Since then, Sankalp spent months researching the subject and finally prepared a script. “Initially, I wanted to make it as a YouTube film. I had shot a 90-minute film using a set, computer graphics, animated effects, etc. I had put `25 lakh into it. Luckily it caught the attention of a few producers. Then I met Anvesh Reddy and PVP and we decided to make it into a feature film,” shares Sankalp .
The young Hyderabad-based director is shy and reserved. After completing BTech, Sankalp went to Australia to pursue MBA but soon realised it wasn’t for him. “I quit the course without telling my family and decided to take up a filmmaking course in the same university. When I returned home after the course, they were shocked. I tried my hand at a couple of ventures but none of them worked out. And then, Ghazi happened,” he explains.
But even after finding producers for his script, Sankalp did not realise it would become as big as it is today. “I thought of making the film with theatre artistes — all newcomers. The producers had also agreed and we decided to make it with a budget of `1 crore.

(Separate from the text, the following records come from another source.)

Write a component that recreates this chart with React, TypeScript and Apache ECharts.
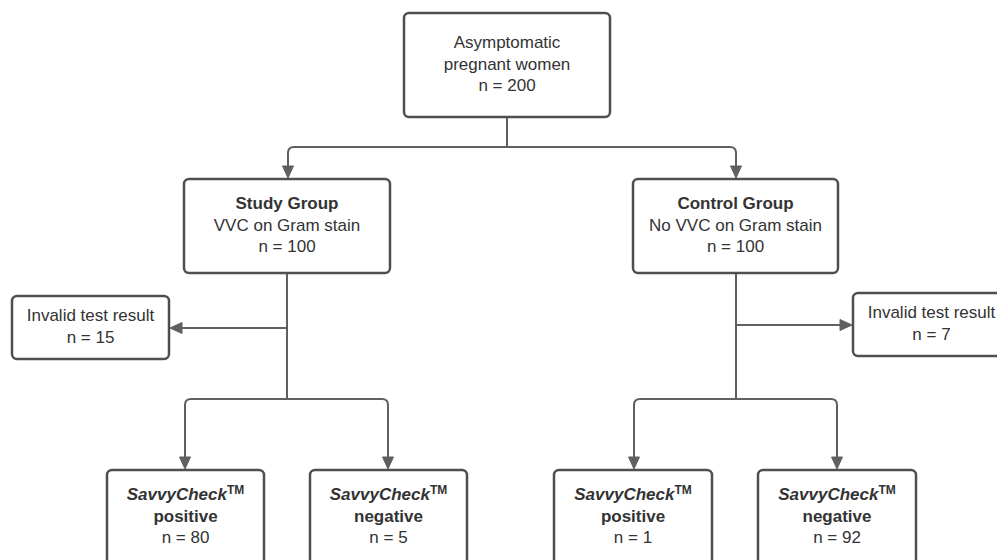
import React, { useEffect, useRef } from "react";
import * as echarts from "echarts";

// ---- content ----
const nodeTitles = ["", "Study Group", "Control Group", "", "", "SavvyCheck", "SavvyCheck", "SavvyCheck", "SavvyCheck"];
const nodeSubtitles = [
  "Asymptomatic\npregnant women",
  "VVC on Gram stain",
  "No VVC on Gram stain",
  "Invalid test result",
  "Invalid test result",
  "positive",
  "negative",
  "positive",
  "negative",
];
const nodeCounts = [200, 100, 100, 15, 7, 80, 5, 1, 92];
const nodeKinds = ["plain", "group", "group", "plain", "plain", "result", "result", "result", "result"];

// ---- layout (diagram space, 997 x 560) ----
const nodeBoxes = [
  [404, 13, 610, 117],
  [184, 179, 390, 273],
  [633, 179, 838, 273],
  [12, 296, 169, 359],
  [853, 293, 1010, 356],
  [107, 470, 264, 564],
  [310, 470, 467, 564],
  [554, 470, 712, 564],
  [758, 470, 916, 564],
];
const connectorPaths = [
  { pts: [[507, 117], [507, 147]], arrow: false },
  { pts: [[507, 147], [288, 147], [288, 178]], arrow: true },
  { pts: [[507, 147], [736, 147], [736, 178]], arrow: true },
  { pts: [[287, 273], [287, 399]], arrow: false },
  { pts: [[287, 328], [170, 328]], arrow: true },
  { pts: [[287, 399], [185, 399], [185, 469]], arrow: true },
  { pts: [[287, 399], [388, 399], [388, 469]], arrow: true },
  { pts: [[736, 273], [736, 399]], arrow: false },
  { pts: [[736, 325], [852, 325]], arrow: true },
  { pts: [[736, 399], [634, 399], [634, 469]], arrow: true },
  { pts: [[736, 399], [837, 399], [837, 469]], arrow: true },
];

const FONT = '"Liberation Sans", Arial, Helvetica, sans-serif';
const LINE_COLOR = "#606060";
const BOX_COLOR = "#4f4f4f";
const TEXT_COLOR = "#333333";
const FS = 17;
const LH = 21.5;

function nodeText(i: number): string {
  const kind = nodeKinds[i];
  const n = "n = " + nodeCounts[i];
  if (kind === "group") return `{b|${nodeTitles[i]}}\n${nodeSubtitles[i]}\n${n}`;
  if (kind === "result") return `{bi|${nodeTitles[i]}}{tm|TM}\n{b|${nodeSubtitles[i]}}\n${n}`;
  return `${nodeSubtitles[i]}\n${n}`;
}

function roundedPoints(pts: number[][], r: number): number[][] {
  if (pts.length < 3) return pts;
  const out: number[][] = [pts[0]];
  for (let k = 1; k < pts.length - 1; k++) {
    const p0 = pts[k - 1], p1 = pts[k], p2 = pts[k + 1];
    const d1 = [p1[0] - p0[0], p1[1] - p0[1]];
    const d2 = [p2[0] - p1[0], p2[1] - p1[1]];
    const l1 = Math.hypot(d1[0], d1[1]), l2 = Math.hypot(d2[0], d2[1]);
    const a = [p1[0] - (d1[0] / l1) * r, p1[1] - (d1[1] / l1) * r];
    const b = [p1[0] + (d2[0] / l2) * r, p1[1] + (d2[1] / l2) * r];
    for (let t = 0; t <= 1.0001; t += 0.25) {
      const x = (1 - t) * (1 - t) * a[0] + 2 * (1 - t) * t * p1[0] + t * t * b[0];
      const y = (1 - t) * (1 - t) * a[1] + 2 * (1 - t) * t * p1[1] + t * t * b[1];
      out.push([x, y]);
    }
  }
  out.push(pts[pts.length - 1]);
  return out;
}

export default function App() {
  const ref = useRef<HTMLDivElement>(null);
  useEffect(() => {
    if (!ref.current) return;
    const chart = echarts.init(ref.current, undefined, { renderer: "svg" });
    const option: any = {
      animation: false,
      backgroundColor: "#ffffff",
      grid: { left: 0, right: 0, top: 0, bottom: 0 },
      xAxis: { type: "value", min: 0, max: 997, show: false },
      yAxis: { type: "value", min: 0, max: 560, inverse: true, show: false },
      series: [
        {
          type: "custom",
          name: "connectors",
          clip: true,
          silent: true,
          data: connectorPaths.map((_, i) => [i]),
          renderItem: (params: any, api: any) => {
            const c = connectorPaths[params.dataIndex];
            const px = c.pts.map((p) => api.coord(p));
            const children: any[] = [];
            const linePts = px.map((p: number[]) => [p[0], p[1]]);
            const last = linePts[linePts.length - 1];
            const prev = linePts[linePts.length - 2];
            const dx = last[0] - prev[0], dy = last[1] - prev[1];
            const len = Math.hypot(dx, dy);
            const ux = dx / len, uy = dy / len;
            const headLen = 12, headHalf = 5.5;
            if (c.arrow) {
              linePts[linePts.length - 1] = [last[0] - ux * (headLen - 2), last[1] - uy * (headLen - 2)];
            }
            children.push({
              type: "polyline",
              shape: { points: roundedPoints(linePts, 6) },
              style: { stroke: LINE_COLOR, lineWidth: 2, fill: null },
            });
            if (c.arrow) {
              const bx = last[0] - ux * headLen, by = last[1] - uy * headLen;
              children.push({
                type: "polygon",
                shape: {
                  points: [
                    [last[0], last[1]],
                    [bx - uy * headHalf, by + ux * headHalf],
                    [bx + uy * headHalf, by - ux * headHalf],
                  ],
                },
                style: { fill: LINE_COLOR, stroke: LINE_COLOR, lineWidth: 1 },
              });
            }
            return { type: "group", children };
          },
        },
        {
          type: "custom",
          name: "nodes",
          clip: true,
          silent: true,
          data: nodeCounts.map((_, i) => [i]),
          renderItem: (params: any, api: any) => {
            const i = params.dataIndex;
            const b = nodeBoxes[i];
            const p0 = api.coord([b[0], b[1]]);
            const p1 = api.coord([b[2], b[3]]);
            const cx = (p0[0] + p1[0]) / 2;
            const cy = (p0[1] + p1[1]) / 2 - 1;
            return {
              type: "group",
              children: [
                {
                  type: "rect",
                  shape: { x: p0[0], y: p0[1], width: p1[0] - p0[0], height: p1[1] - p0[1], r: 5 },
                  style: { fill: "#ffffff", stroke: BOX_COLOR, lineWidth: 2.5 },
                },
                {
                  type: "text",
                  style: {
                    x: cx,
                    y: cy,
                    text: nodeText(i),
                    align: "center",
                    verticalAlign: "middle",
                    fontFamily: FONT,
                    fontSize: FS,
                    lineHeight: LH,
                    fill: TEXT_COLOR,
                    rich: {
                      b: { fontFamily: FONT, fontSize: FS, fontWeight: "bold", lineHeight: LH, fill: TEXT_COLOR },
                      bi: { fontFamily: FONT, fontSize: FS, fontWeight: "bold", fontStyle: "italic", lineHeight: LH, fill: TEXT_COLOR },
                      tm: { fontFamily: FONT, fontSize: 12, fontWeight: "bold", lineHeight: LH, verticalAlign: "top", padding: [0, 0, 3, 0], fill: TEXT_COLOR },
                    },
                  },
                },
              ],
            };
          },
        },
      ],
    };
    chart.setOption(option);
    return () => chart.dispose();
  }, []);
  return (
    <div
      ref={ref}
      style={{ position: "fixed", left: 0, top: 0, width: 997, height: 560, background: "#fff" }}
    />
  );
}
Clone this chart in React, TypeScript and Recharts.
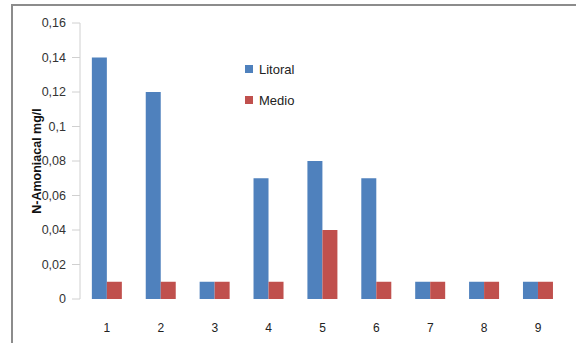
import { BarChart, Bar, XAxis, YAxis } from 'recharts';

const sites = ['1', '2', '3', '4', '5', '6', '7', '8', '9'];
const litoral = [0.14, 0.12, 0.01, 0.07, 0.08, 0.07, 0.01, 0.01, 0.01];
const medio = [0.01, 0.01, 0.01, 0.01, 0.04, 0.01, 0.01, 0.01, 0.01];
const yTicks = [0, 0.02, 0.04, 0.06, 0.08, 0.1, 0.12, 0.14, 0.16];

const BLUE = '#4F81BD';
const RED = '#C0504D';
const FONT = '"Liberation Sans", Arial, sans-serif';

const data = sites.map((s, i) => ({ site: s, litoral: litoral[i], medio: medio[i] }));

const fmt = (v: number) => String(v).replace('.', ',');

const series = [
  { name: 'Litoral', color: BLUE },
  { name: 'Medio', color: RED },
];

// legend sits inside the plot, top-middle
const LegendBox = () => (
  <div style={{ position: 'absolute', left: 245, top: 61, fontFamily: FONT, fontSize: 13, color: '#222' }}>
    {series.map((it, i) => (
      <div key={it.name} style={{ display: 'flex', alignItems: 'center', height: 16, marginBottom: i === 0 ? 15 : 0 }}>
        <span style={{ width: 8, height: 8, background: it.color, marginRight: 6 }} />
        <span>{it.name}</span>
      </div>
    ))}
  </div>
);

export default function App() {
  return (
    <div style={{ position: 'absolute', left: 0, top: 0, width: 576, height: 343, background: '#fff', overflow: 'hidden' }}>
      <div
        style={{
          position: 'absolute',
          left: 11,
          top: 4,
          width: 600,
          height: 400,
          borderLeft: '2px solid #8c8c8c',
          borderTop: '2px solid #8c8c8c',
        }}
      />
      <BarChart
        width={576}
        height={343}
        data={data}
        margin={{ top: 23, right: 11, left: 0, bottom: 14 }}
        barCategoryGap="22%"
        barGap={0}
      >
        <XAxis
          dataKey="site"
          axisLine={false}
          tickLine={false}
          height={30}
          tickMargin={18}
          tick={{ fill: '#222', fontSize: 12, fontFamily: FONT }}
        />
        <YAxis
          width={80}
          domain={[0, 0.16]}
          ticks={yTicks}
          interval={0}
          tickFormatter={fmt}
          axisLine={{ stroke: '#d0d0d0' }}
          tickLine={{ stroke: '#d0d0d0' }}
          tickSize={8}
          tickMargin={6}
          tick={{ fill: '#333', fontSize: 12.5, fontFamily: FONT }}
          label={{
            value: 'N-Amoniacal mg/l',
            angle: -90,
            position: 'insideLeft',
            offset: 37,
            style: { textAnchor: 'middle', fontWeight: 'bold', fontSize: 12.5, fill: '#111', fontFamily: FONT },
          }}
        />
        <Bar dataKey="litoral" name="Litoral" fill={BLUE} isAnimationActive={false} />
        <Bar dataKey="medio" name="Medio" fill={RED} isAnimationActive={false} />
      </BarChart>
      <LegendBox />
    </div>
  );
}
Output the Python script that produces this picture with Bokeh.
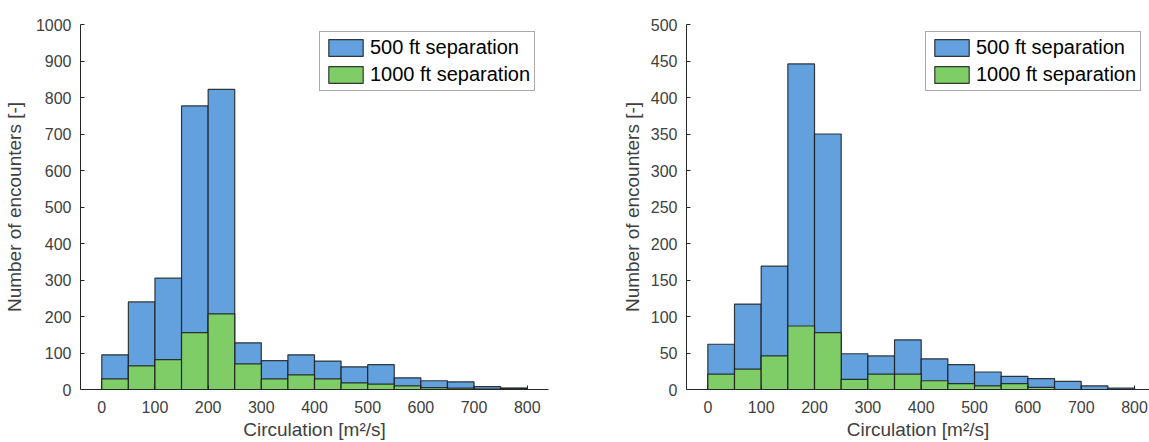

But later, Rana read the script and decided to come on board. That changed everything and the film suddenly became big,” recalls the director.
The greatest challenge was to get information about the subject, considering most of it is classified. “In 1971, a submarine called Ghazi sank. There are two versions explaining why the submarine sank. One is the Pakistani version and the other is the Indian version. My story is a work of fiction inspired by true events,” he explains.
The director admits that the limited information available to him left him dissatisfied, compelling him to do more research. “I met a couple of ex-navy men. Understanding the process of how they work was important to me since it needed to be authentic. I wrote the script in Hindi to reach a larger audience. After Rana came on board, we decided to do it in both Hindi and Telugu. And then we decided to make it a trilingual and release it in Tamil as well,” explains the director.
After five years of toil and struggle, Ghazi is finally ready for release, and Sankalp cannot contain his pride. “You will feel proud of the film after watching it and you will recommend it to others as well. When I set out to be a filmmaker, I told myself I either have to be the best or the first. Ghazi is the first of its kind ever to release in Indian cinema. So that makes me immensely proud,” he adds.
Also featuring Taapsee Pannu, Atul Kulkarni, Om Puri and Kay Kay Menon, Ghazi will hit screens on February 17.